Muslim student embraces identity, shares views on tolerance



Column by Fatimah Shalash. E-mail [email protected].

My heart and mind know hate cannot carry a society. Only love can.

Intense hate and fear is now spreading like wildfire from coast to coast, sparked by plans for a Muslim community center near Ground Zero.

It is burning the fences between neighbors and tearing down the very basic right of people to have freedom of thought and belief.

As a Muslim who proudly wears a hijab, or headcovering, I have never been able to hide my identity to the world. I have never wanted to.

I have never stayed up at night wondering if I will be accepted for who I am because I’m outwardly Muslim, or ever doubted that I was safe walking the streets of my own community.

I have experienced love, kindness and warmth from my fellow neighbors and community growing up in Lexington.

The widely recognized term “Islamopobia” has swept the country and is all over news stations.

It was epitomized by this week’s attack of a Muslim cab driver who suffered life-threatening injuries after a white passenger slashed his neck.
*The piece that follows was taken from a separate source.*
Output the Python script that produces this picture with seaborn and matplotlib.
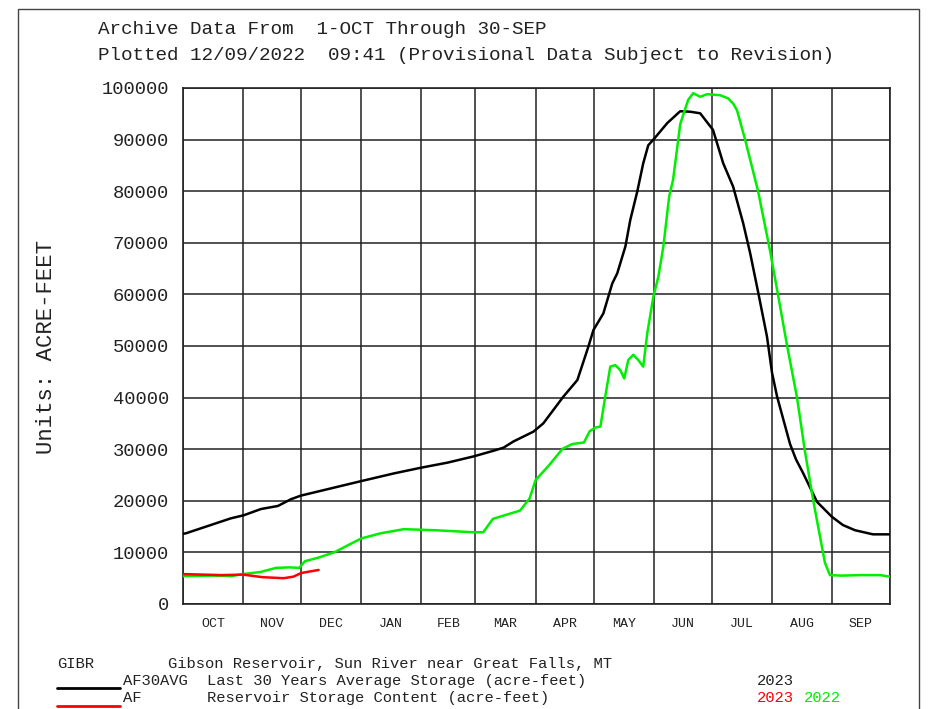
import pandas as pd
import seaborn as sns
import matplotlib.pyplot as plt
from matplotlib.lines import Line2D
from matplotlib.patches import Rectangle

# day of water year (0 = 1-OCT), storage in acre-feet
avg_days = [0, 1.5, 24.7, 31.4, 40.2, 49, 55.7, 60.8, 76.3, 91.8, 108.8, 122.7, 136.6,
            150, 160.3, 165.5, 170.6, 180.9, 186, 196.4, 203.6, 209.3, 211.9, 217,
            221.6, 224.2, 228.4, 230.9, 234.5, 237.6, 240.2, 243.3, 250, 256.7,
            261.9, 267, 273.6, 278.9, 284, 289.2, 292.8, 297, 301.5, 304.1, 306.7,
            313.4, 316.5, 320.1, 327.3, 335, 340.7, 346.9, 356.2, 365]
avg_af = [13600, 13700, 16600, 17200, 18400, 19000, 20300, 21000, 22400, 23800, 25300,
          26400, 27400, 28600, 29700, 30300, 31500, 33400, 35000, 40200, 43400, 49900,
          53100, 56300, 62100, 64100, 69300, 74400, 79900, 85400, 88900, 90200, 93200,
          95500, 95400, 95100, 91900, 85400, 80900, 73800, 68000, 60300, 51800, 44800,
          40200, 31000, 28000, 25400, 19800, 16900, 15300, 14300, 13500, 13500]

wy2022_days = [0, 15, 25, 31, 40, 48, 55, 60, 63, 70, 78, 92, 102, 114, 130, 150, 155,
               160, 174, 179, 182, 189, 196, 201, 207, 210, 213, 215.5, 218, 220.6,
               223.2, 225.8, 227.8, 229.9, 232.5, 235, 237.6, 239.7, 242.8, 245.4,
               248, 251, 253, 256.7, 260.8, 263.4, 267, 270.6, 277.3, 281.4, 284,
               286, 290.2, 296.9, 303, 307.2, 311.9, 317, 321, 325.3, 331.4, 334,
               340, 350, 360, 365]
wy2022_af = [5400, 5500, 5400, 5800, 6200, 7000, 7100, 7000, 8300, 9000, 10000, 12700,
             13700, 14500, 14300, 13900, 13900, 16500, 18100, 20500, 24000, 26900,
             30100, 31000, 31300, 33500, 34200, 34400, 40200, 46000, 46300, 45300,
             43700, 47300, 48300, 47300, 46000, 52500, 59500, 63400, 69300, 79000,
             82200, 93000, 97700, 99000, 98300, 98800, 98600, 98000, 97000, 95700,
             90000, 80000, 68600, 59900, 50000, 40000, 29800, 20200, 8000, 5600,
             5500, 5600, 5600, 5300]

wy2023_days = [0, 10, 20, 31, 41, 52, 57, 61, 70]
wy2023_af = [5800, 5700, 5600, 5700, 5200, 5000, 5300, 6000, 6600]

month_starts = [0, 31, 61, 92, 123, 151, 182, 212, 243, 273, 304, 335, 365]
month_names = ["OCT", "NOV", "DEC", "JAN", "FEB", "MAR", "APR", "MAY", "JUN",
               "JUL", "AUG", "SEP"]

sns.set_style("white")
plt.rcParams['font.family'] = ['Liberation Mono', 'DejaVu Sans']

W, H = 934, 709
fig = plt.figure(figsize=(W / 100, H / 100), dpi=100)
ax = fig.add_axes([183 / W, 1 - 604 / H, (890 - 183) / W, (604 - 88) / H])


def px(x, y):
    return x / W, 1 - y / H


avg = pd.DataFrame({"day": avg_days, "af": avg_af})
g22 = pd.DataFrame({"day": wy2022_days, "af": wy2022_af})
r23 = pd.DataFrame({"day": wy2023_days, "af": wy2023_af})

sns.lineplot(data=avg, x="day", y="af", ax=ax, color="black", lw=1.8, zorder=3)
sns.lineplot(data=g22, x="day", y="af", ax=ax, color="#00ee00", lw=1.8, zorder=3)
sns.lineplot(data=r23, x="day", y="af", ax=ax, color="#ff0000", lw=1.8, zorder=4)

ax.set_xlim(0, 365)
ax.set_ylim(0, 100000)
ax.set_xlabel("")
ax.set_ylabel("")

ax.set_xticks(month_starts)
ax.set_xticklabels([])
mids = [(a + b) / 2 for a, b in zip(month_starts[:-1], month_starts[1:])]
ax.set_xticks(mids, minor=True)
ax.set_xticklabels(month_names, minor=True, fontsize=9.5, color="#222")
ax.tick_params(axis="x", which="major", length=8, width=1.2, color="#222")
ax.tick_params(axis="x", which="minor", length=0, pad=10)

ax.set_yticks(range(0, 100001, 10000))
ax.set_yticklabels([str(v) for v in range(0, 100001, 10000)], fontsize=13.5, color="#222")
ax.tick_params(axis="y", length=8, width=1.2, color="#222", pad=2)

ax.grid(True, which="major", color="#222", lw=1.1)
for s in ax.spines.values():
    s.set_color("#222")
    s.set_linewidth(1.2)

tc = "#222"
fig.text(*px(98, 29), "Archive Data From  1-OCT Through 30-SEP", fontsize=13.88,
         va="center", color=tc)
fig.text(*px(98, 55), "Plotted 12/09/2022  09:41 (Provisional Data Subject to Revision)",
         fontsize=13.88, va="center", color=tc)
fig.text(*px(47, 347), "Units: ACRE-FEET", fontsize=16, rotation=90,
         ha="center", va="center", color=tc)

fs = 11.15
fig.text(*px(57, 664), "GIBR", fontsize=fs, va="center", color=tc)
fig.text(*px(168, 664), "Gibson Reservoir, Sun River near Great Falls, MT", fontsize=fs,
         va="center", color=tc)
fig.text(*px(123, 681), "AF30AVG", fontsize=fs, va="center", color=tc)
fig.text(*px(207, 681), "Last 30 Years Average Storage (acre-feet)", fontsize=fs,
         va="center", color=tc)
fig.text(*px(757, 681), "2023", fontsize=fs, va="center", color=tc)
fig.text(*px(123, 698), "AF", fontsize=fs, va="center", color=tc)
fig.text(*px(207, 698), "Reservoir Storage Content (acre-feet)", fontsize=fs,
         va="center", color=tc)
fig.text(*px(757, 698), "2023", fontsize=fs, va="center", color="#ff0000")
fig.text(*px(804, 698), "2022", fontsize=fs, va="center", color="#00ee00")

fig.add_artist(Line2D([57 / W, 120 / W], [1 - 688 / H, 1 - 688 / H], color="black", lw=2))
fig.add_artist(Line2D([57 / W, 120 / W], [1 - 706 / H, 1 - 706 / H], color="#ff0000", lw=2))

fig.add_artist(Rectangle((18 / W, 1 - 740 / H), (919 - 18) / W, (740 - 9) / H,
                         fill=False, edgecolor="#444", lw=1))

fig.savefig("out.png", dpi=100)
It was a heinous crime where sadly, if it were reversed and a Muslim slashing a white driver’s neck, would have brought far more cries of outrage.

Phobias should be about terrible people and things, such as intoxicated people who attack innocent civilians.

Personally, when I think about a phobia, what comes to mind is a fear of spiders, heights or social situations. Never have I associated phobia with ostracizing a group of 1.2 billion people in its entirety.

Can you imagine the phrase “Christianophobia” or “Bhuddismophobia?” The term attached to an entire religion is absurd.

Phobias are never based on logic but a part of us humans that is provoked by anxiety, misinformation, fear and, in this case, hate. To me, this is the most dangerous foe of all.

History shows what happens when hate, not hope, is in our hearts. And the present news cycle reflects hate crimes against Muslims, including vandalizing mosques, the organization of a “Quran burning day” and urinating on prayer rugs.

Where does it stop? Instead of moving forward with civil rights, are we going to take giant leaps back into segregation and degradation?

I am fighting this feeling of dread that is slowly trying to creep its way in. I do not want to fall victim to the abhorrent actions displayed by groups across the country.

I have to have faith just as I don’t want my religion of Islam to be judged by the extremist few, I cannot judge and condemn my fellow Americans for the same reason.

These are my pleas to you: fight ignorance with knowledge. Fight irrationality with facts. Fight apathy with compassion. Fight hate with love.